Brown’s extraordinary remarks passed with little comment in the British media. But the significance of a Labour chancellor’s support for what would until recently have been regarded as fringe rightwing revisionism was doubtless not lost on his target audience.
This is a man who, despite his neoliberal enthusiasms and tense alliance with Blair, has always liked to project a more egalitarian, social democratic image than his New Labour rival. His imperial turn will have given an unwelcome jolt to anyone hoping that a Brown government might step back from the liberal imperialist swagger and wars of intervention that have punctuated Blair’s eight-year premiership.
Brown’s demand for an end to colonial apologies was part of an attempt to define a modern sense of British identity based around values of fair play, freedom and tolerance. What modernity and such values have to do with the reality of empire might not be immediately obvious. But even more bizarre is the implication that Britain is forever apologising for its empire or the crimes committed under it. As with other European former colonial powers, nothing could be further from the truth. There have been no apologies.
There has been no serious attempt in Britain to face up to records or the long-term impact of colonialism on the societies it ruled, let alone trials of elderly colonial administrators now in Surrey retirement homes. The British national school curriculum has more or less struck the empire and its crimes out of history. The standard modern world history textbook for 16-year-olds has chapter after chapter on the world wars, the cold war, British and US life, Stalin’s terror and the monstrosities of Nazism--but scarcely a word on the British and other European empires which carved up most of the world, or the horrors they perpetrated.

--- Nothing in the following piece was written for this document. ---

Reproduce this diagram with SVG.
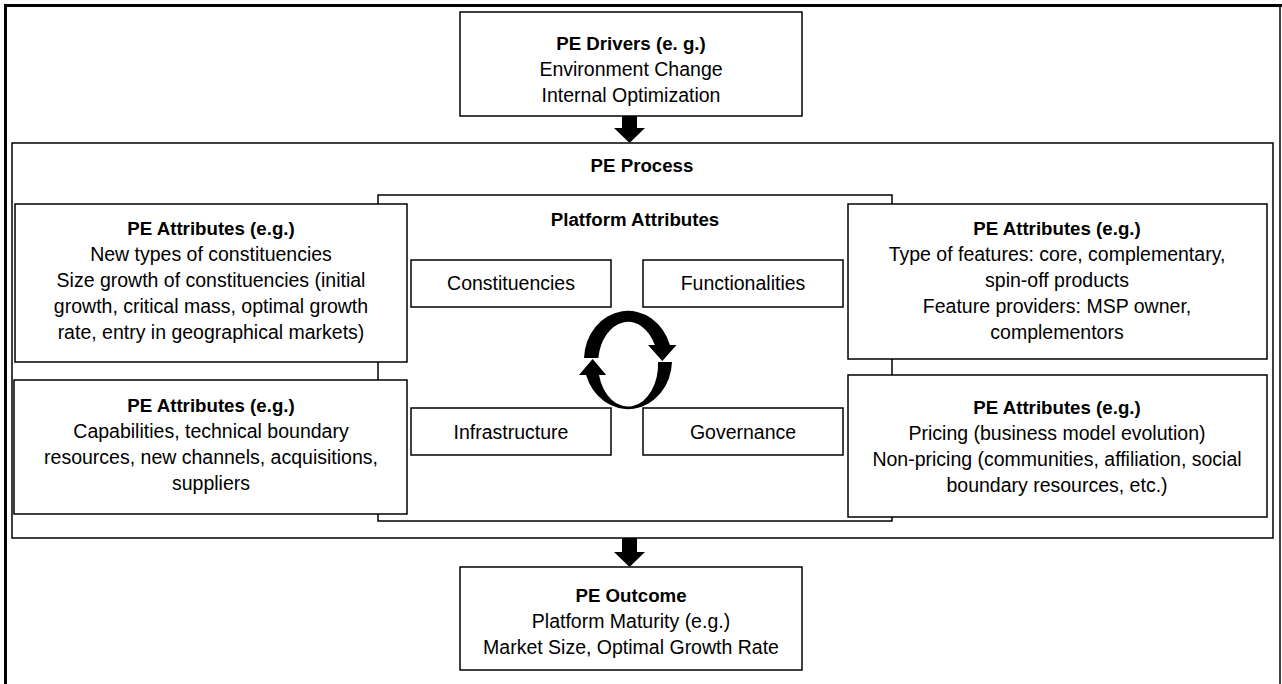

What are needed are not apologies or expressions of guilt so much as education, acknowledgment, some measure of reparation and an understanding that barbarity is the inevitable consequence of attempts to impose foreign rule on subject peoples. Like most historical controversies, the argument about empire is as much about the future as the past. Those who write colonial cruelty out of 20th-century history want to legitimise the new imperialism, now bogged down in another colonial war in Iraq--just as those who demonise past attempts to build an alternative to capitalist society are determined to prove that there is none. If Brown really wants to champion British fair play, and create a new relationship with Africa, he would do better to celebrate those who campaigned for colonial freedom rather than the racist despotism they fought against.